E mentre combatti a mani nude maledici i piromani che sono malati di odio per una umanità che non conoscono ma che desiderano colpire. E provi una commovente gratitudine per quelli che lottano insieme a te. Il vigile del fuoco che si asciuga quelle copiose lacrime di cenere e continua. Il vicino in tappine e costume che assomiglia a un vietnamita nella giungla. Morirebbe per difendere il rifugio dove ha ammonticchiato tutto ciò che per lui è essenziale. E adesso è qui, con i secchi, con le parole, con la fatica, che non si arrende.

Il pilota del Canadair stavolta ha centrato il cuore del demone con una parabola millimetrica alla RobyBaggio. L’urlo di gioia è più forte perché si capisce che il male non riuscirà a rialzarsi. Si tratta soltanto di ricacciarlo nelle sue propaggini periferiche. La ragazza dell’innaffiatoio si siede su un muretto e respira a stento. Mi precipito a soccorrerla. Gli altri soldati delle fiamme si guardano e si danno pacche sulle spalle per la felicità. Alcuni si abbracciano.

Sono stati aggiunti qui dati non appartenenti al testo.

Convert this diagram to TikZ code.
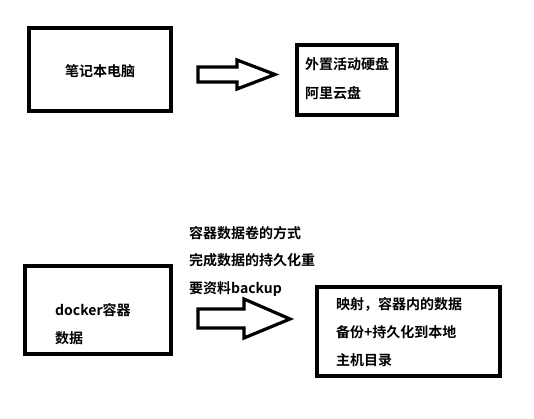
\documentclass[tikz,border=0pt]{standalone}
\usepackage{fontspec}
\setmainfont{Noto Sans CJK SC}[BoldFont={Noto Sans CJK SC Bold}]
\begin{document}
\begin{tikzpicture}[x=1pt,y=-1pt,
  box/.style={draw=black,line width=4pt},
  blockarrow/.style={draw=black,line width=3.2pt,line join=miter,fill=white},
  lbl/.style={anchor=west,inner sep=0pt,font=\fontsize{14}{16}\selectfont\bfseries,text height=0.86em,text depth=0.14em}]
\useasboundingbox[fill=white] (0,0) rectangle (534,419);
% top row
\draw[box] (28.5,28.5) rectangle (170.7,111.3);
\draw[box] (296.7,45.3) rectangle (396.7,115.3);
\node[lbl] (laptop) at (65,72.5) {笔记本电脑};
\node[lbl] (disk) at (305,66) {外置活动硬盘};
\node[lbl] (cloud) at (305,94.5) {阿里云盘};
\draw[blockarrow] (198,67) -- (237,67) -- (237,60) -- (275,74.5) -- (237,89) -- (237,82) -- (198,82) -- cycle;
% bottom row
\draw[box] (24.7,266) rectangle (170.7,354);
\draw[box] (316.7,287) rectangle (500,375.7);
\node[lbl] (docker) at (55,311.5) {docker容器};
\node[lbl] (data) at (55,340) {数据};
\node[lbl] (m1) at (189,234.5) {容器数据卷的方式};
\node[lbl] (m2) at (189,262) {完成数据的持久化重};
\node[lbl] (m3) at (189,290) {要资料backup};
\node[lbl] (r1) at (336,306) {映射，容器内的数据};
\node[lbl] (r2) at (336,334) {备份+持久化到本地};
\node[lbl] (r3) at (336,361.7) {主机目录};
\draw[blockarrow] (198,309) -- (244,309) -- (244,299) -- (290,319) -- (244,338) -- (244,328) -- (198,328) -- cycle;
\end{tikzpicture}
\end{document}
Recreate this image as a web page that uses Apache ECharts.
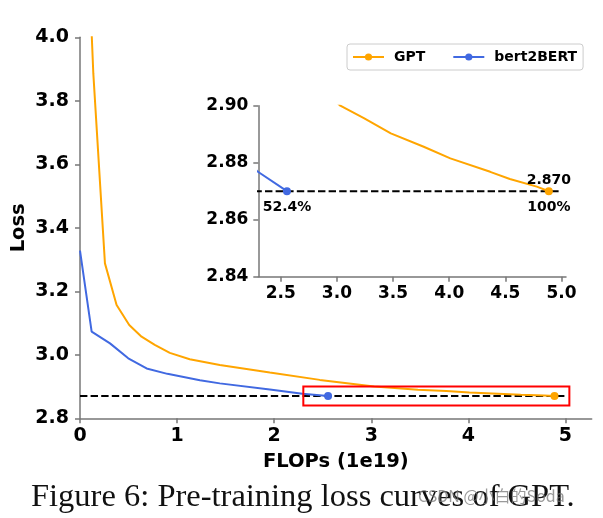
<!DOCTYPE html>
<html>
<head>
<meta charset="utf-8">
<script src="https://cdn.jsdelivr.net/npm/echarts@6/dist/echarts.min.js"></script>
<style>
html,body{margin:0;padding:0;background:#fff;}
#chart{width:603px;height:518px;}
</style>
</head>
<body>
<div id="chart"></div>
<script>
// ---- data ----
const gptX = [0.115, 0.137, 0.257, 0.377, 0.507, 0.634, 0.77, 0.925, 1.13, 1.44, 1.955, 2.47, 3.03, 3.24, 3.48, 3.773, 4.01, 4.365, 4.54, 4.78, 4.887];
const gptY = [4.05, 3.887, 3.288, 3.157, 3.094, 3.057, 3.031, 3.006, 2.986, 2.968, 2.944, 2.921, 2.900, 2.8956, 2.8903, 2.8856, 2.8815, 2.8768, 2.8743, 2.8716, 2.870];
const bertX = [0, 0.12, 0.309, 0.497, 0.686, 0.9, 1.235, 1.44, 1.955, 2.29, 2.555];
const bertY = [3.328, 3.073, 3.036, 2.989, 2.957, 2.940, 2.920, 2.910, 2.891, 2.877, 2.870];
const refLoss = 2.870;
const refX = [0, 5.0];
const zoomBoxX = [2.3, 5.04];
const zoomBoxY = [2.84, 2.90];
const mainXTicks = [0, 1, 2, 3, 4, 5];
const insetXTicks = [2.5, 3.0, 3.5, 4.0, 4.5, 5.0];
const seriesNames = ['GPT', 'bert2BERT'];
const bertLabel = '52.4%';
const gptLabelTop = '2.870';
const gptLabelBottom = '100%';
const xTitle = 'FLOPs (1e19)';
const yTitle = 'Loss';
const caption = 'Figure 6: Pre-training loss curves of GPT.';
const watermark = 'CSDN @小白的Soda';

const ORANGE = '#FFA500';
const BLUE = '#4169E1';
const AXIS = '#777777';
const FONT = 'DejaVu Sans';

const zip = (xs, ys) => xs.map((x, i) => [x, ys[i]]);
const gptData = zip(gptX, gptY);
const bertData = zip(bertX, bertY);
const refData = refX.map(x => [x, refLoss]);

function lastDot(n) {
  return function (v, p) { return p.dataIndex === n - 1 ? 8 : 0; };
}

function axisCommon(fontSize, margin) {
  return {
    axisLine: { show: true, lineStyle: { color: AXIS, width: 1.5 } },
    axisTick: { show: true, length: 5, lineStyle: { color: AXIS, width: 1.5 } },
    splitLine: { show: false },
    axisLabel: { color: '#000', fontFamily: FONT, fontWeight: 'bold', fontSize: fontSize, margin: margin }
  };
}

function lineSeries(name, data, color, xi, yi, extra) {
  return Object.assign({
    name: name, type: 'line', data: data, xAxisIndex: xi, yAxisIndex: yi,
    symbol: 'circle', symbolSize: lastDot(data.length), showSymbol: true,
    lineStyle: { color: color, width: 2 }, itemStyle: { color: color },
    clip: true, z: 3, silent: true
  }, extra || {});
}

function refSeries(xi, yi, extra) {
  return Object.assign({
    name: 'ref', type: 'line', data: refData, xAxisIndex: xi, yAxisIndex: yi,
    symbol: 'none', lineStyle: { color: '#000', width: 2, type: [7.4, 3.2] },
    clip: true, z: 2, silent: true
  }, extra || {});
}

const mainX = Object.assign(axisCommon(19, 8), {
  type: 'value', gridIndex: 0, min: 0, max: 5.27,
  name: xTitle, nameLocation: 'middle', nameGap: 34, nameMoveOverlap: false,
  nameTextStyle: { color: '#000', fontFamily: FONT, fontWeight: 'bold', fontSize: 19.5 }
});
mainX.axisLabel.customValues = mainXTicks;
mainX.axisTick.customValues = mainXTicks;

const mainY = Object.assign(axisCommon(19, 11), {
  type: 'value', gridIndex: 0, min: 2.8, max: 4.0, interval: 0.2,
  name: yTitle, nameLocation: 'middle', nameGap: 51, nameMoveOverlap: false,
  nameTextStyle: { color: '#000', fontFamily: FONT, fontWeight: 'bold', fontSize: 19.5 }
});
mainY.axisLabel.formatter = v => v.toFixed(1);

const insX = Object.assign(axisCommon(17, 8), {
  type: 'value', gridIndex: 1, min: zoomBoxX[0], max: zoomBoxX[1]
});
insX.axisLabel.customValues = insetXTicks;
insX.axisTick.customValues = insetXTicks;
insX.axisLabel.formatter = v => v.toFixed(1);

const insY = Object.assign(axisCommon(17, 10), {
  type: 'value', gridIndex: 1, min: zoomBoxY[0], max: zoomBoxY[1], interval: 0.02
});
insY.axisLabel.formatter = v => v.toFixed(2);

const labelStyle = { color: '#000', fontFamily: FONT, fontWeight: 'bold', fontSize: 14, lineHeight: 14 };

const option = {
  animation: false,
  backgroundColor: '#fff',
  grid: [
    { left: 80, top: 37.3, width: 511.7, height: 381, containLabel: false, outerBoundsMode: 'none' },
    { left: 258.3, top: 105.7, width: 307.7, height: 171, containLabel: false, outerBoundsMode: 'none' }
  ],
  xAxis: [mainX, insX],
  yAxis: [mainY, insY],
  legend: {
    data: seriesNames, left: 347, top: 44, orient: 'horizontal',
    itemWidth: 31, itemHeight: 9, itemGap: 27,
    padding: [6, 6, 6, 5],
    backgroundColor: '#fff', borderColor: '#cccccc', borderWidth: 1, borderRadius: 3,
    textStyle: { color: '#000', fontFamily: FONT, fontWeight: 'bold', fontSize: 14, padding: [0, 0, 0, 5] },
    selectedMode: false
  },
  series: [
    refSeries(0, 0, {
      markArea: {
        silent: true, z: 10,
        itemStyle: { color: 'rgba(0,0,0,0)', borderColor: '#ff0000', borderWidth: 2 },
        data: [[{ coord: [zoomBoxX[0], zoomBoxY[0]] }, { coord: [zoomBoxX[1], zoomBoxY[1]] }]]
      }
    }),
    lineSeries(seriesNames[0], gptData, ORANGE, 0, 0),
    lineSeries(seriesNames[1], bertData, BLUE, 0, 0),
    refSeries(1, 1),
    lineSeries(seriesNames[0], gptData, ORANGE, 1, 1, {
      markPoint: {
        symbol: 'circle', symbolSize: 1, silent: true,
        itemStyle: { color: 'rgba(0,0,0,0)' },
        data: [
          { coord: [gptX[gptX.length - 1], gptY[gptY.length - 1]],
            label: Object.assign({ show: true, position: 'top', distance: 3, formatter: gptLabelTop }, labelStyle) },
          { coord: [gptX[gptX.length - 1], gptY[gptY.length - 1]],
            label: Object.assign({ show: true, position: 'bottom', distance: 9, formatter: gptLabelBottom }, labelStyle) }
        ]
      }
    }),
    lineSeries(seriesNames[1], bertData, BLUE, 1, 1, {
      markPoint: {
        symbol: 'circle', symbolSize: 1, silent: true,
        itemStyle: { color: 'rgba(0,0,0,0)' },
        data: [
          { coord: [bertX[bertX.length - 1], bertY[bertY.length - 1]],
            label: Object.assign({ show: true, position: 'bottom', distance: 9, formatter: bertLabel }, labelStyle) }
        ]
      }
    })
  ],
  graphic: [
    { type: 'text', left: 31, top: 481,
      style: { text: caption, fill: '#111', font: '32.5px "Liberation Serif", "Times New Roman", serif' } },
    { type: 'text', left: 418, top: 488, z: 100,
      style: { text: watermark, fill: 'rgba(120,120,120,0.75)', font: '16px "Noto Sans CJK SC", "Noto Sans", sans-serif' } }
  ]
};

const chart = echarts.init(document.getElementById('chart'), null, { renderer: 'canvas' });
chart.setOption(option);
</script>
</body>
</html>
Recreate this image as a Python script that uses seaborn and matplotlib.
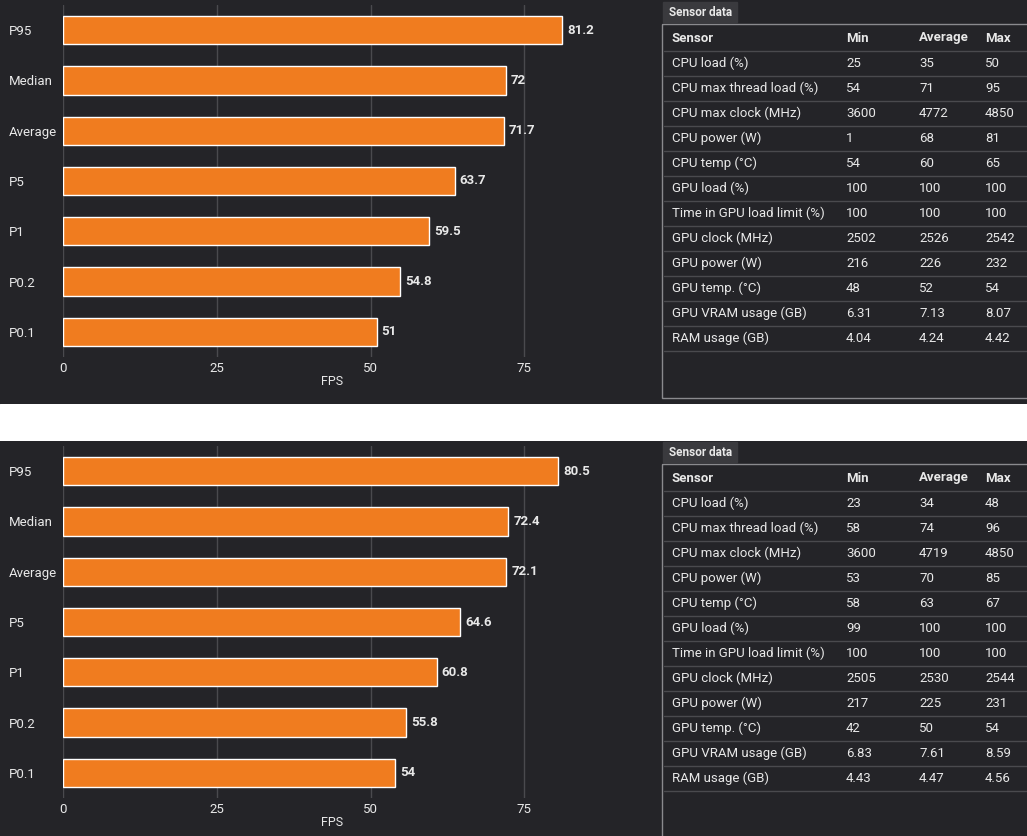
import matplotlib.pyplot as plt
import pandas as pd
import seaborn as sns

W, H = 1027, 836
BG = "#242428"
ORANGE = "#f07c1f"
TXT = "#e8e8e8"
GRID = "#4a4a4e"

labels = ["P95", "Median", "Average", "P5", "P1", "P0.2", "P0.1"]
fps_top = [81.2, 72, 71.7, 63.7, 59.5, 54.8, 51]
fps_bottom = [80.5, 72.4, 72.1, 64.6, 60.8, 55.8, 54]

sensors = ["CPU load (%)", "CPU max thread load (%)", "CPU max clock (MHz)", "CPU power (W)",
           "CPU temp (°C)", "GPU load (%)", "Time in GPU load limit (%)", "GPU clock (MHz)",
           "GPU power (W)", "GPU temp. (°C)", "GPU VRAM usage (GB)", "RAM usage (GB)"]
top_min = ["25", "54", "3600", "1", "54", "100", "100", "2502", "216", "48", "6.31", "4.04"]
top_avg = ["35", "71", "4772", "68", "60", "100", "100", "2526", "226", "52", "7.13", "4.24"]
top_max = ["50", "95", "4850", "81", "65", "100", "100", "2542", "232", "54", "8.07", "4.42"]
bot_min = ["23", "58", "3600", "53", "58", "99", "100", "2505", "217", "42", "6.83", "4.43"]
bot_avg = ["34", "74", "4719", "70", "63", "100", "100", "2530", "225", "50", "7.61", "4.47"]
bot_max = ["48", "96", "4850", "85", "67", "100", "100", "2544", "231", "54", "8.59", "4.56"]

sns.set_theme(style="dark")
plt.rcParams["font.family"] = ["Roboto", "DejaVu Sans"]

fig = plt.figure(figsize=(W / 100, H / 100), dpi=100, facecolor=BG)


def px_axes(x0, y0, x1, y1):
    return fig.add_axes([x0 / W, 1 - y1 / H, (x1 - x0) / W, (y1 - y0) / H])


# white separator strip
strip = px_axes(0, 404, W, 441)
strip.set_facecolor("white")
strip.set_axis_off()
strip.add_patch(plt.Rectangle((0, 0), 1, 1, color="white", transform=strip.transAxes))


def bar_panel(y0, y1, values, xmax):
    ax = px_axes(63, y0, 63 + xmax * 6.15, y1)
    df = pd.DataFrame({"label": labels, "fps": values})
    sns.barplot(data=df, x="fps", y="label", color=ORANGE, saturation=1, width=0.56, ax=ax)
    ax.set_facecolor(BG)
    ax.set_xlim(0, xmax)
    ax.set_xticks([0, 25, 50, 75])
    ax.grid(axis="x", color=GRID, linewidth=1)
    ax.set_axisbelow(True)
    for s in ax.spines.values():
        s.set_visible(False)
    ax.tick_params(colors=TXT, labelsize=9.5, length=0)
    for t in ax.get_yticklabels():
        t.set_ha("left")
        t.set_x(-0.1)
    ax.yaxis.set_tick_params(pad=0)
    ax.set_ylabel("")
    ax.set_xlabel("FPS", color=TXT, fontsize=9, labelpad=0)
    for i, v in enumerate(values):
        ax.text(v + 0.8, i, f"{v:g}", va="center", ha="left", color=TXT,
                fontsize=9.5, fontweight="bold")
    return ax


def table_panel(y0, mins, avgs, maxs):
    ax = px_axes(0, 0, W, H)
    ax.set_xlim(0, W)
    ax.set_ylim(H, 0)
    ax.set_axis_off()
    ax.add_patch(plt.Rectangle((663, y0), 74, 20, color="#3a3a3e"))
    ax.text(669, y0 + 10, "Sensor data", color=TXT, fontsize=8.5, fontweight="bold", va="center")
    box_top = y0 + 22
    ax.add_patch(plt.Rectangle((662, box_top), 380, 374, fill=False, edgecolor="#8a8a8e", lw=1))
    cols = [672, 846, 919, 985]
    header = ["Sensor", "Min", "Average", "Max"]
    ry = box_top + 14
    for c, h in zip(cols, header):
        ax.text(c, ry, h, color=TXT, fontsize=9.5, fontweight="bold", va="center")
    for i in range(len(sensors)):
        ly = box_top + 27 + i * 25
        ax.plot([664, W], [ly, ly], color="#4a4a4e", lw=1)
        yy = ly + 12.5
        for c, v in zip(cols, [sensors[i], mins[i], avgs[i], maxs[i]]):
            ax.text(c, yy, v, color=TXT, fontsize=9.5, va="center")
    ly = box_top + 27 + len(sensors) * 25
    ax.plot([664, W], [ly, ly], color="#4a4a4e", lw=1)


bar_panel(5, 357, fps_top, 87.5)
bar_panel(446, 798, fps_bottom, 87.5)
table_panel(2, top_min, top_avg, top_max)
table_panel(442, bot_min, bot_avg, bot_max)

fig.savefig("out.png", dpi=100, facecolor=BG)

Torno a fare il mio lavoro con una cronaca che mi riguarda. Non scorderò mai quell’incendio, la paura e il senso di sollievo alla fine della storia. Così, quando arriva la notizia dei roghi, penso con affetto e apprensione a quelli che devono scappare e lasciare tutto e con rabbia ai nemici della serenità e della bellezza che promuovono la devastazione. E poi resta un panorama di cose morte che non rinasceranno più. E poi resta una bruciante pena nel cuore che nessun Canadair spazzerà mai via.